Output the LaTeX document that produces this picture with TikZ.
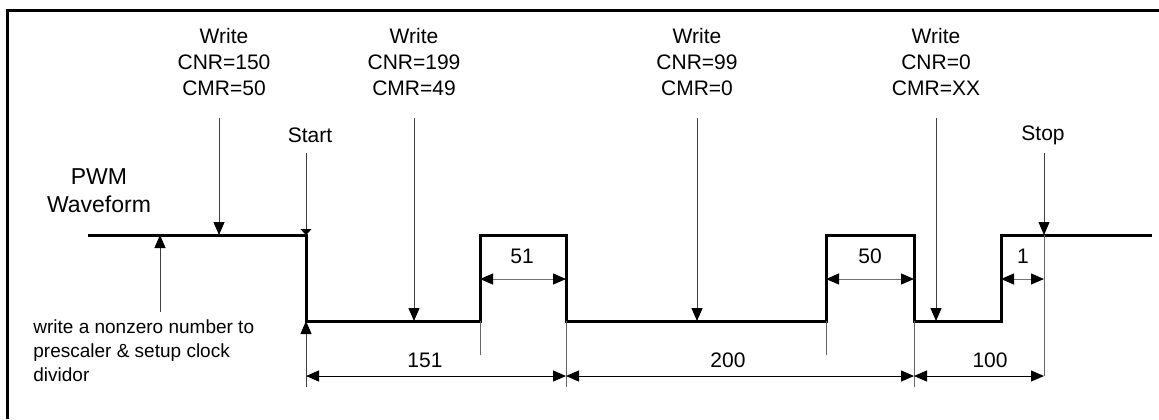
\documentclass[tikz,border=0pt]{standalone}
\usepackage{fontspec}
\setmainfont{Liberation Sans}
\usetikzlibrary{arrows.meta}

\begin{document}
\begin{tikzpicture}[x=0.5pt, y=-0.5pt,
  wave/.style={line width=1.5pt, line join=miter},
  event/.style={draw=black!75, line width=0.5pt, -{Triangle[length=6.5pt,width=5.5pt,color=black]}},
  flat/.style={draw=black!75, line width=0.5pt, -{Triangle[length=3pt,width=5.5pt,color=black]}},
  dim/.style={line width=0.5pt, {Triangle[length=6.5pt,width=5.5pt]}-{Triangle[length=6.5pt,width=5.5pt]}},
  inner/.style={dim, draw=black!55, {Triangle[length=6.5pt,width=5.5pt,color=black]}-{Triangle[length=6.5pt,width=5.5pt,color=black]}},
  ext/.style={draw=black!60, line width=0.5pt},
  lab/.style={font=\fontsize{10.5}{13}\selectfont, align=center, inner sep=0pt},
  note/.style={font=\fontsize{9.5}{12}\selectfont, align=left, inner sep=0pt}]
  \useasboundingbox (0,0) rectangle (1159,419);
  \draw[line width=1.5pt] (7,419) -- (7,10) -- (1159,10);

  % waveform corners
  \coordinate (p0) at (88,235);
  \coordinate (p1) at (306,235);
  \coordinate (p2) at (306,321);
  \coordinate (p3) at (480,321);
  \coordinate (p4) at (480,235);
  \coordinate (p5) at (566,235);
  \coordinate (p6) at (566,321);
  \coordinate (p7) at (826,321);
  \coordinate (p8) at (826,235);
  \coordinate (p9) at (914,235);
  \coordinate (p10) at (914,321);
  \coordinate (p11) at (1001,321);
  \coordinate (p12) at (1001,235);
  \coordinate (p13) at (1152,235);
  \draw[wave] (p0) foreach \i in {1,...,13} { -- (p\i) };

  \node[lab, font=\fontsize{11.5}{14}\selectfont] (pwm) at (99,191) {PWM\\Waveform};

  % writes to the registers
  \node[lab] (w1) at (224,62) {Write\\CNR=150\\CMR=50};
  \node[lab] (w2) at (414,62) {Write\\CNR=199\\CMR=49};
  \node[lab] (w3) at (697,62) {Write\\CNR=99\\CMR=0};
  \node[lab] (w4) at (936,62) {Write\\CNR=0\\CMR=XX};
  \coordinate (t1) at (219,118);
  \coordinate (t2) at (414,118);
  \coordinate (t3) at (697,118);
  \coordinate (t4) at (936,118);
  \draw[event] (t1) -- (t1 |- p1);
  \draw[event] (t2) -- (t2 |- p2);
  \draw[event] (t3) -- (t3 |- p2);
  \draw[event] (t4) -- (t4 |- p2);

  % start / stop
  \node[lab] (start) at (310,135) {Start};
  \node[lab] (stop) at (1043,135) {Stop};
  \coordinate (s0) at (306,153);
  \coordinate (s1) at (1044,153);
  \coordinate (s2) at (1044,376);
  \draw[flat] (s0) -- (p1);
  \draw[event] (s1) -- (s1 |- p13);
  \draw[ext] (s1 |- p13) -- (s2);

  % prescaler
  \node[note, anchor=north west] (pre) at (33,319) {write a nonzero number to\\prescaler \& setup clock\\dividor};
  \coordinate (q0) at (160,312);
  \draw[event] (q0) -- (q0 |- p0);

  % extension lines
  \coordinate (e0) at (306,387);
  \coordinate (e1) at (480,355);
  \coordinate (e2) at (566,387);
  \coordinate (e3) at (826,355);
  \coordinate (e4) at (914,387);
  \draw[event] (e0) -- (p2);
  \draw[ext] (p3) -- (e1);
  \draw[ext] (p6) -- (e2);
  \draw[ext] (p7) -- (e3);
  \draw[ext] (p10) -- (e4);

  % periods
  \draw[dim] (306,376) -- (566,376);
  \draw[dim] (566,376) -- (914,376);
  \draw[dim] (914,376) -- (s2);
  \node[lab] (n151) at (425,360) {151};
  \node[lab] (n200) at (728,360) {200};
  \node[lab] (n100) at (990,360) {100};

  % duty
  \draw[inner] (480,279) -- (566,279);
  \draw[inner] (826,279) -- (914,279);
  \draw[inner] (1001,279) -- (1044,279);
  \node[lab] (n51) at (522,256) {51};
  \node[lab] (n50) at (870,256) {50};
  \node[lab] (n1) at (1023,256) {1};
\end{tikzpicture}
\end{document}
:::::
Return to the listing above and set it down exactly, leaving out its pictures.

Output the LaTeX document that produces this picture with TikZ.
\documentclass[tikz,border=0pt]{standalone}
\usepackage{fontspec}
\setmainfont{Liberation Sans}
\usetikzlibrary{arrows.meta}

\begin{document}
\begin{tikzpicture}[x=0.5pt, y=-0.5pt,
  wave/.style={line width=1.5pt, line join=miter},
  event/.style={draw=black!75, line width=0.5pt, -{Triangle[length=6.5pt,width=5.5pt,color=black]}},
  flat/.style={draw=black!75, line width=0.5pt, -{Triangle[length=3pt,width=5.5pt,color=black]}},
  dim/.style={line width=0.5pt, {Triangle[length=6.5pt,width=5.5pt]}-{Triangle[length=6.5pt,width=5.5pt]}},
  inner/.style={dim, draw=black!55, {Triangle[length=6.5pt,width=5.5pt,color=black]}-{Triangle[length=6.5pt,width=5.5pt,color=black]}},
  ext/.style={draw=black!60, line width=0.5pt},
  lab/.style={font=\fontsize{10.5}{13}\selectfont, align=center, inner sep=0pt},
  note/.style={font=\fontsize{9.5}{12}\selectfont, align=left, inner sep=0pt}]
  \useasboundingbox (0,0) rectangle (1159,419);
  \draw[line width=1.5pt] (7,419) -- (7,10) -- (1159,10);

  % waveform corners
  \coordinate (p0) at (88,235);
  \coordinate (p1) at (306,235);
  \coordinate (p2) at (306,321);
  \coordinate (p3) at (480,321);
  \coordinate (p4) at (480,235);
  \coordinate (p5) at (566,235);
  \coordinate (p6) at (566,321);
  \coordinate (p7) at (826,321);
  \coordinate (p8) at (826,235);
  \coordinate (p9) at (914,235);
  \coordinate (p10) at (914,321);
  \coordinate (p11) at (1001,321);
  \coordinate (p12) at (1001,235);
  \coordinate (p13) at (1152,235);
  \draw[wave] (p0) foreach \i in {1,...,13} { -- (p\i) };

  \node[lab, font=\fontsize{11.5}{14}\selectfont] (pwm) at (99,191) {PWM\\Waveform};

  % writes to the registers
  \node[lab] (w1) at (224,62) {Write\\CNR=150\\CMR=50};
  \node[lab] (w2) at (414,62) {Write\\CNR=199\\CMR=49};
  \node[lab] (w3) at (697,62) {Write\\CNR=99\\CMR=0};
  \node[lab] (w4) at (936,62) {Write\\CNR=0\\CMR=XX};
  \coordinate (t1) at (219,118);
  \coordinate (t2) at (414,118);
  \coordinate (t3) at (697,118);
  \coordinate (t4) at (936,118);
  \draw[event] (t1) -- (t1 |- p1);
  \draw[event] (t2) -- (t2 |- p2);
  \draw[event] (t3) -- (t3 |- p2);
  \draw[event] (t4) -- (t4 |- p2);

  % start / stop
  \node[lab] (start) at (310,135) {Start};
  \node[lab] (stop) at (1043,135) {Stop};
  \coordinate (s0) at (306,153);
  \coordinate (s1) at (1044,153);
  \coordinate (s2) at (1044,376);
  \draw[flat] (s0) -- (p1);
  \draw[event] (s1) -- (s1 |- p13);
  \draw[ext] (s1 |- p13) -- (s2);

  % prescaler
  \node[note, anchor=north west] (pre) at (33,319) {write a nonzero number to\\prescaler \& setup clock\\dividor};
  \coordinate (q0) at (160,312);
  \draw[event] (q0) -- (q0 |- p0);

  % extension lines
  \coordinate (e0) at (306,387);
  \coordinate (e1) at (480,355);
  \coordinate (e2) at (566,387);
  \coordinate (e3) at (826,355);
  \coordinate (e4) at (914,387);
  \draw[event] (e0) -- (p2);
  \draw[ext] (p3) -- (e1);
  \draw[ext] (p6) -- (e2);
  \draw[ext] (p7) -- (e3);
  \draw[ext] (p10) -- (e4);

  % periods
  \draw[dim] (306,376) -- (566,376);
  \draw[dim] (566,376) -- (914,376);
  \draw[dim] (914,376) -- (s2);
  \node[lab] (n151) at (425,360) {151};
  \node[lab] (n200) at (728,360) {200};
  \node[lab] (n100) at (990,360) {100};

  % duty
  \draw[inner] (480,279) -- (566,279);
  \draw[inner] (826,279) -- (914,279);
  \draw[inner] (1001,279) -- (1044,279);
  \node[lab] (n51) at (522,256) {51};
  \node[lab] (n50) at (870,256) {50};
  \node[lab] (n1) at (1023,256) {1};
\end{tikzpicture}
\end{document}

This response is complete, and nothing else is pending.